Daha sonraki dönemlerde Fatih Sultan Mehmed devrinden
itibaren, aynı kaynaktan beslenen Nakşibendilik Anadolu
topraklarında yayılmaya başlanacaktır. Süleyman Çelebi’nin de
medfun olduğu yerde kurulan Ahmed İlahî Dergâhı (dergâhın
bir adı da Yoğurtlu Baba) Bursa’da kurulan ilk Nakşibendî
dergâhı olarak bilinmektedir. Ancak Anadolu’da tarikatın daha
sistematik yayılması Simavlı Abdullah İlahî vasıtasıyla olacaktır.

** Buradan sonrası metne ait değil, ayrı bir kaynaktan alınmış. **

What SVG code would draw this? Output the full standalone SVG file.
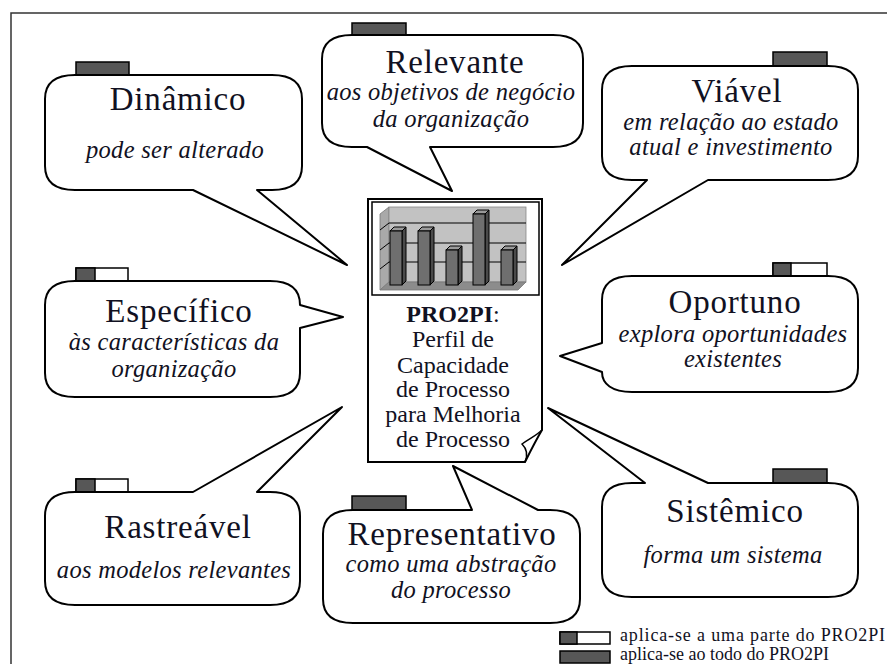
<svg xmlns="http://www.w3.org/2000/svg" width="887" height="664" viewBox="0 0 887 664" font-family="'Liberation Serif', 'DejaVu Serif', serif">
  <style>
    .bubble { fill: #ffffff; stroke: #000000; stroke-width: 2; stroke-linejoin: round; }
    .tab { fill: #575757; stroke: #000000; stroke-width: 1.5; }
    .tabw { fill: #ffffff; stroke: #000000; stroke-width: 1.5; }
    text { font-family: 'Liberation Serif', 'DejaVu Serif', serif; fill: #111122; }
    .title { font-size: 33px; letter-spacing: 0.8px; text-anchor: middle; }
    .sub { font-size: 24.5px; letter-spacing: 0.3px; font-style: italic; text-anchor: middle; }
    .center { font-size: 24px; text-anchor: middle; }
    .legend { font-size: 18px; }
    .frame { fill: none; stroke: #333333; stroke-width: 1.5; }
  </style>

  <rect x="0" y="0" width="887" height="664" fill="#ffffff"/>

  <!-- outer frame -->
  <path class="frame" d="M11,664 V13 H887"/>

  <!-- speech bubbles: outline and tail in a single path -->
  <g id="connectors">
    <!-- tails are part of each bubble outline below -->
  </g>

  <g id="dinamico">
    <rect class="tab" x="76" y="62" width="53" height="13"/>
    <path class="bubble" d="M75,75 H272 C292,75 302,83 302,99 V166 C302,182 292,190 272,190 H257 L347,265 L193,190 H75 C55,190 45,182 45,166 V99 C45,83 55,75 75,75 Z"/>
    <text class="title" x="178" y="110">Dinâmico</text>
    <text class="sub" x="175" y="158">pode ser alterado</text>
  </g>

  <g id="relevante">
    <rect class="tab" x="352" y="23" width="54" height="12"/>
    <path class="bubble" d="M352,35 H553 C573,35 583,43 583,59 V123 C583,139 573,147 553,147 H430 L452,191 L367,147 H352 C332,147 322,139 322,123 V59 C322,43 332,35 352,35 Z"/>
    <text class="title" x="455" y="73">Relevante</text>
    <text class="sub" x="451" y="100">aos objetivos de negócio</text>
    <text class="sub" x="451" y="127">da organização</text>
  </g>

  <g id="viavel">
    <rect class="tab" x="773" y="52" width="54" height="14"/>
    <path class="bubble" d="M632,66 H828 C848,66 858,74 858,90 V156 C858,172 848,180 828,180 H708 L562,265 L647,180 H632 C612,180 602,172 602,156 V90 C602,74 612,66 632,66 Z"/>
    <text class="title" x="737" y="102">Viável</text>
    <text class="sub" x="731" y="130">em relação ao estado</text>
    <text class="sub" x="731" y="155">atual e investimento</text>
  </g>

  <g id="especifico">
    <rect class="tabw" x="76" y="268" width="52" height="13"/>
    <rect class="tab" x="76" y="268" width="19" height="13"/>
    <path class="bubble" d="M75,281 H270 C290,281 300,289 300,305 L343,317 L300,328 V373 C300,389 290,397 270,397 H75 C55,397 45,389 45,373 V305 C45,289 55,281 75,281 Z"/>
    <text class="title" x="179" y="322">Específico</text>
    <text class="sub" x="174" y="350">às características da</text>
    <text class="sub" x="174" y="377">organização</text>
  </g>

  <g id="oportuno">
    <rect class="tabw" x="773" y="263" width="54" height="13"/>
    <rect class="tab" x="773" y="263" width="18" height="13"/>
    <path class="bubble" d="M632,276 H828 C848,276 858,284 858,300 V368 C858,384 848,392 828,392 H632 C612,392 602,384 602,372 L560,356 L602,343 V300 C602,284 612,276 632,276 Z"/>
    <text class="title" x="735" y="313">Oportuno</text>
    <text class="sub" x="733" y="342">explora oportunidades</text>
    <text class="sub" x="733" y="367">existentes</text>
  </g>

  <g id="rastreavel">
    <rect class="tabw" x="76" y="479" width="52" height="13"/>
    <rect class="tab" x="76" y="479" width="19" height="13"/>
    <path class="bubble" d="M75,492 H193 L342,407 L257,492 H270 C290,492 300,500 300,516 V581 C300,597 290,605 270,605 H75 C55,605 45,597 45,581 V516 C45,500 55,492 75,492 Z"/>
    <text class="title" x="178" y="538">Rastreável</text>
    <text class="sub" x="174" y="578">aos modelos relevantes</text>
  </g>

  <g id="representativo">
    <rect class="tab" x="352" y="496" width="54" height="14"/>
    <path class="bubble" d="M353,510 H472 L453,466 L538,510 H550 C570,510 580,518 580,534 V599 C580,615 570,623 550,623 H353 C333,623 323,615 323,599 V534 C323,518 333,510 353,510 Z"/>
    <text class="title" x="452" y="545">Representativo</text>
    <text class="sub" x="451" y="572">como uma abstração</text>
    <text class="sub" x="451" y="598">do processo</text>
  </g>

  <g id="sistemico">
    <rect class="tab" x="773" y="469" width="54" height="14"/>
    <path class="bubble" d="M632,483 H645 L548,408 L708,483 H828 C848,483 858,491 858,507 V573 C858,589 848,597 828,597 H632 C612,597 602,589 602,573 V507 C602,491 612,483 632,483 Z"/>
    <text class="title" x="735" y="522">Sistêmico</text>
    <text class="sub" x="733" y="563">forma um sistema</text>
  </g>

  <!-- central document with bar chart -->
  <g id="pro2pi">
    <path d="M368,199 H542 V430 C536,440 530,452 525,462 H368 Z" fill="#ffffff" stroke="#000000" stroke-width="2"/>
    <path d="M542,430 C536,436 530,438 522,444 C527,449 528,455 525,462" fill="none" stroke="#000000" stroke-width="1.5"/>
    <rect x="372" y="202" width="167" height="93" fill="#ffffff" stroke="#000000" stroke-width="1.5"/>
    <!-- chart walls -->
    <polygon points="380,214 389,207 389,282 380,290" fill="#a9a9a9" stroke="#777777" stroke-width="0.8"/>
    <rect x="389" y="207" width="137" height="75" fill="#c2c2c2" stroke="#888888" stroke-width="0.8"/>
    <polygon points="380,290 389,282 526,282 518,290" fill="#8c8c8c" stroke="#777777" stroke-width="0.8"/>
    <g stroke="#000000" stroke-width="1">
      <line x1="389" y1="223" x2="526" y2="223"/>
      <line x1="389" y1="243" x2="526" y2="243"/>
      <line x1="389" y1="262" x2="526" y2="262"/>
      <line x1="380" y1="230" x2="389" y2="223"/>
      <line x1="380" y1="250" x2="389" y2="243"/>
      <line x1="380" y1="269" x2="389" y2="262"/>
    </g>
    <!-- bars -->
    <g fill="#6f6f6f" stroke="#000000" stroke-width="1">
      <polygon points="390,231 402,231 406,227 394,227" fill="#9a9a9a"/>
      <polygon points="402,231 406,227 406,281 402,285" fill="#4a4a4a"/>
      <rect x="390" y="231" width="12" height="54"/>
      <polygon points="418,231 430,231 434,227 422,227" fill="#9a9a9a"/>
      <polygon points="430,231 434,227 434,281 430,285" fill="#4a4a4a"/>
      <rect x="418" y="231" width="12" height="54"/>
      <polygon points="446,250 458,250 462,246 450,246" fill="#9a9a9a"/>
      <polygon points="458,250 462,246 462,281 458,285" fill="#4a4a4a"/>
      <rect x="446" y="250" width="12" height="35"/>
      <polygon points="473,214 485,214 489,210 477,210" fill="#9a9a9a"/>
      <polygon points="485,214 489,210 489,281 485,285" fill="#4a4a4a"/>
      <rect x="473" y="214" width="12" height="71"/>
      <polygon points="501,250 513,250 517,246 505,246" fill="#9a9a9a"/>
      <polygon points="513,250 517,246 517,281 513,285" fill="#4a4a4a"/>
      <rect x="501" y="250" width="12" height="35"/>
    </g>
    <text class="center" x="453" y="322"><tspan font-weight="bold">PRO2PI</tspan>:</text>
    <text class="center" x="453" y="347">Perfil de</text>
    <text class="center" x="453" y="373">Capacidade</text>
    <text class="center" x="453" y="397">de Processo</text>
    <text class="center" x="453" y="422">para Melhoria</text>
    <text class="center" x="453" y="447">de Processo</text>
  </g>

  <!-- legend -->
  <g id="legend">
    <rect class="tabw" x="560" y="632" width="50" height="12"/>
    <rect class="tab" x="560" y="632" width="17" height="12"/>
    <text class="legend" x="620" y="641" textLength="265">aplica-se a uma parte do PRO2PI</text>
    <rect class="tab" x="560" y="651" width="50" height="12"/>
    <text class="legend" x="620" y="660">aplica-se ao todo do PRO2PI</text>
  </g>
</svg>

Abdullah İlahî Orta Asya’da Ubeydullah Ahrar’dan tasavvufi
eğitimini tamamladıktan sonra Simav’a, oradan da İstanbul’a
geçmiştir. Daha sonra bu meş’aleyi Balkanlara taşıyan İlahî
Vardaryenicesi’nde vefat etmiştir.
Netice itibarıyla Ahmed Yesevî bedenen Anadolu’ya gelmemekle
beraber, nefesi müridleri yoluyla bu topraklar gelmiştir. O nefes
asırlardır hala bu toprakların birliği ve beraberliği için üflenmeye
devam etmektedir.
Birleşmiş Milletler Eğitim, Bilim ve Kültür Teşkilatı(UNESCO), 2016
yılını Hoca Ahmed Yesevî yılı ilan etti. Bu yılın Ahmed Yesevî’yi
daha iyi tanıma ve anlamaya vesile olacağını umuyorum. O’nun
hakkında Türk İslam dünyasında yapılacak etkinlikler, özellikle
Anadolu’daki Yesevî ve yolu hakkında yapılacak yeni çalışmalar
ile bilim alemine tanıtılması gerekmektedir. Yesevî dervişlerin
ilk konaklama yerlerinden biri olan Bursa da bu konuda üzerine
düşeni yapmalıdır.
Geyikli Baba Türbesi- Babasultan Köyü
Ubeydullah Ahrar’ın Buhara’daki türbesi.